### WORK REQUIRED:
Output every line of the material exactly, omitting images.

### SOURCE EXCERPT:

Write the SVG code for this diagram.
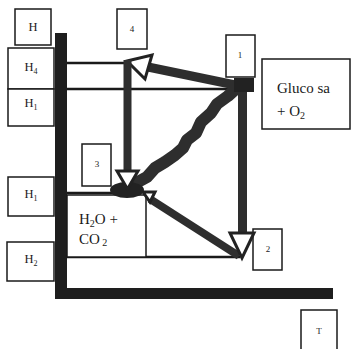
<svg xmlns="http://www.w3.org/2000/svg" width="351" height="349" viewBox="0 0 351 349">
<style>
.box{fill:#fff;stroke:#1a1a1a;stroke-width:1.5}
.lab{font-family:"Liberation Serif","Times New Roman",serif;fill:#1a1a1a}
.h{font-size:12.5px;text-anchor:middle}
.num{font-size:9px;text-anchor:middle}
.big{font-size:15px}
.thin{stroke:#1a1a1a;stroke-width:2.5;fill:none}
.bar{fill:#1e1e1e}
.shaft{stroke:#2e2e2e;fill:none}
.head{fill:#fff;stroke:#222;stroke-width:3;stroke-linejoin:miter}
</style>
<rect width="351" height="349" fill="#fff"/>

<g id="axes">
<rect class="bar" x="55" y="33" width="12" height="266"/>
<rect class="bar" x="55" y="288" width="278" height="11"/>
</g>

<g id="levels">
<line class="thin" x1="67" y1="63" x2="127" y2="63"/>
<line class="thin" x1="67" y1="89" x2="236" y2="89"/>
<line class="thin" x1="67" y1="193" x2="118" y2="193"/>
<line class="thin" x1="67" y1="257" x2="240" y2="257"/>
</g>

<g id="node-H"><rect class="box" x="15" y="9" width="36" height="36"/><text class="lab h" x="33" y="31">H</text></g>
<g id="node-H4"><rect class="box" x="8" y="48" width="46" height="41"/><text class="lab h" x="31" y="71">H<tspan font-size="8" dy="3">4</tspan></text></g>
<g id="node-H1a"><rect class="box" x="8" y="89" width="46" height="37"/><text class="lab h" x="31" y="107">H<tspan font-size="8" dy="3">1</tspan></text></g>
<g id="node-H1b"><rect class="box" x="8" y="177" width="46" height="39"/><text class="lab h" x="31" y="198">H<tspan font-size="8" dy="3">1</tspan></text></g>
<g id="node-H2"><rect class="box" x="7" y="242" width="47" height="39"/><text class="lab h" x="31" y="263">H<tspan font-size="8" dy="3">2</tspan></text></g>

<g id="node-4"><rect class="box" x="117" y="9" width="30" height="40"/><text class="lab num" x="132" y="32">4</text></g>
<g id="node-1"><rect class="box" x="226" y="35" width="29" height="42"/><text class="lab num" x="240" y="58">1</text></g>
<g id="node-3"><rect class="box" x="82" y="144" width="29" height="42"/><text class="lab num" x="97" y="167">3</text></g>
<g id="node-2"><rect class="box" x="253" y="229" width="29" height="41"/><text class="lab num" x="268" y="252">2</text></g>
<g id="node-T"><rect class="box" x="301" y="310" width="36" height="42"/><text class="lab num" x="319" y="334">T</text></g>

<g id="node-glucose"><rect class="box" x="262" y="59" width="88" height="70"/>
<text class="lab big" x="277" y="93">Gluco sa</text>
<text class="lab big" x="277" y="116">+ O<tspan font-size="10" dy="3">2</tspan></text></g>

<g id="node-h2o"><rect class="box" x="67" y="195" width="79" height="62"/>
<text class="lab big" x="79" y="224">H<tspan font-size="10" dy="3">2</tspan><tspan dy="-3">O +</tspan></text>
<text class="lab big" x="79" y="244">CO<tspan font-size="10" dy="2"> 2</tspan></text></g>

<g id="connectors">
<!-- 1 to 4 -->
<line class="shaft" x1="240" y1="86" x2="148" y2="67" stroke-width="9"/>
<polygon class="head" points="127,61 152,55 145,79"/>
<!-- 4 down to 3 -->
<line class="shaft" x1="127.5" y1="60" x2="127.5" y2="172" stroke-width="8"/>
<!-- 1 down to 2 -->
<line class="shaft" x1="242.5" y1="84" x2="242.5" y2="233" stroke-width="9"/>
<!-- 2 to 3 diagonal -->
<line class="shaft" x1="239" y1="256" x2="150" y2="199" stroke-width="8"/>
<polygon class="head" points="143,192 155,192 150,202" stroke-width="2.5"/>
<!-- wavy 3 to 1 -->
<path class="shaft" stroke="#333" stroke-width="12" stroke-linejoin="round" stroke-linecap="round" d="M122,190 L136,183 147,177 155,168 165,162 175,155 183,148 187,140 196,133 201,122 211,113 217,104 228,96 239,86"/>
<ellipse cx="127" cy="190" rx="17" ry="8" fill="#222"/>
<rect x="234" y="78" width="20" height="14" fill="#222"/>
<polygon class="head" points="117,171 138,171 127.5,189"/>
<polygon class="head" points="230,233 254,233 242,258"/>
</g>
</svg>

### RESULT FOR THIS EXERCISE:
Write the SVG code for this diagram.
<svg xmlns="http://www.w3.org/2000/svg" width="351" height="349" viewBox="0 0 351 349">
<style>
.box{fill:#fff;stroke:#1a1a1a;stroke-width:1.5}
.lab{font-family:"Liberation Serif","Times New Roman",serif;fill:#1a1a1a}
.h{font-size:12.5px;text-anchor:middle}
.num{font-size:9px;text-anchor:middle}
.big{font-size:15px}
.thin{stroke:#1a1a1a;stroke-width:2.5;fill:none}
.bar{fill:#1e1e1e}
.shaft{stroke:#2e2e2e;fill:none}
.head{fill:#fff;stroke:#222;stroke-width:3;stroke-linejoin:miter}
</style>
<rect width="351" height="349" fill="#fff"/>

<g id="axes">
<rect class="bar" x="55" y="33" width="12" height="266"/>
<rect class="bar" x="55" y="288" width="278" height="11"/>
</g>

<g id="levels">
<line class="thin" x1="67" y1="63" x2="127" y2="63"/>
<line class="thin" x1="67" y1="89" x2="236" y2="89"/>
<line class="thin" x1="67" y1="193" x2="118" y2="193"/>
<line class="thin" x1="67" y1="257" x2="240" y2="257"/>
</g>

<g id="node-H"><rect class="box" x="15" y="9" width="36" height="36"/><text class="lab h" x="33" y="31">H</text></g>
<g id="node-H4"><rect class="box" x="8" y="48" width="46" height="41"/><text class="lab h" x="31" y="71">H<tspan font-size="8" dy="3">4</tspan></text></g>
<g id="node-H1a"><rect class="box" x="8" y="89" width="46" height="37"/><text class="lab h" x="31" y="107">H<tspan font-size="8" dy="3">1</tspan></text></g>
<g id="node-H1b"><rect class="box" x="8" y="177" width="46" height="39"/><text class="lab h" x="31" y="198">H<tspan font-size="8" dy="3">1</tspan></text></g>
<g id="node-H2"><rect class="box" x="7" y="242" width="47" height="39"/><text class="lab h" x="31" y="263">H<tspan font-size="8" dy="3">2</tspan></text></g>

<g id="node-4"><rect class="box" x="117" y="9" width="30" height="40"/><text class="lab num" x="132" y="32">4</text></g>
<g id="node-1"><rect class="box" x="226" y="35" width="29" height="42"/><text class="lab num" x="240" y="58">1</text></g>
<g id="node-3"><rect class="box" x="82" y="144" width="29" height="42"/><text class="lab num" x="97" y="167">3</text></g>
<g id="node-2"><rect class="box" x="253" y="229" width="29" height="41"/><text class="lab num" x="268" y="252">2</text></g>
<g id="node-T"><rect class="box" x="301" y="310" width="36" height="42"/><text class="lab num" x="319" y="334">T</text></g>

<g id="node-glucose"><rect class="box" x="262" y="59" width="88" height="70"/>
<text class="lab big" x="277" y="93">Gluco sa</text>
<text class="lab big" x="277" y="116">+ O<tspan font-size="10" dy="3">2</tspan></text></g>

<g id="node-h2o"><rect class="box" x="67" y="195" width="79" height="62"/>
<text class="lab big" x="79" y="224">H<tspan font-size="10" dy="3">2</tspan><tspan dy="-3">O +</tspan></text>
<text class="lab big" x="79" y="244">CO<tspan font-size="10" dy="2"> 2</tspan></text></g>

<g id="connectors">
<!-- 1 to 4 -->
<line class="shaft" x1="240" y1="86" x2="148" y2="67" stroke-width="9"/>
<polygon class="head" points="127,61 152,55 145,79"/>
<!-- 4 down to 3 -->
<line class="shaft" x1="127.5" y1="60" x2="127.5" y2="172" stroke-width="8"/>
<!-- 1 down to 2 -->
<line class="shaft" x1="242.5" y1="84" x2="242.5" y2="233" stroke-width="9"/>
<!-- 2 to 3 diagonal -->
<line class="shaft" x1="239" y1="256" x2="150" y2="199" stroke-width="8"/>
<polygon class="head" points="143,192 155,192 150,202" stroke-width="2.5"/>
<!-- wavy 3 to 1 -->
<path class="shaft" stroke="#333" stroke-width="12" stroke-linejoin="round" stroke-linecap="round" d="M122,190 L136,183 147,177 155,168 165,162 175,155 183,148 187,140 196,133 201,122 211,113 217,104 228,96 239,86"/>
<ellipse cx="127" cy="190" rx="17" ry="8" fill="#222"/>
<rect x="234" y="78" width="20" height="14" fill="#222"/>
<polygon class="head" points="117,171 138,171 127.5,189"/>
<polygon class="head" points="230,233 254,233 242,258"/>
</g>
</svg>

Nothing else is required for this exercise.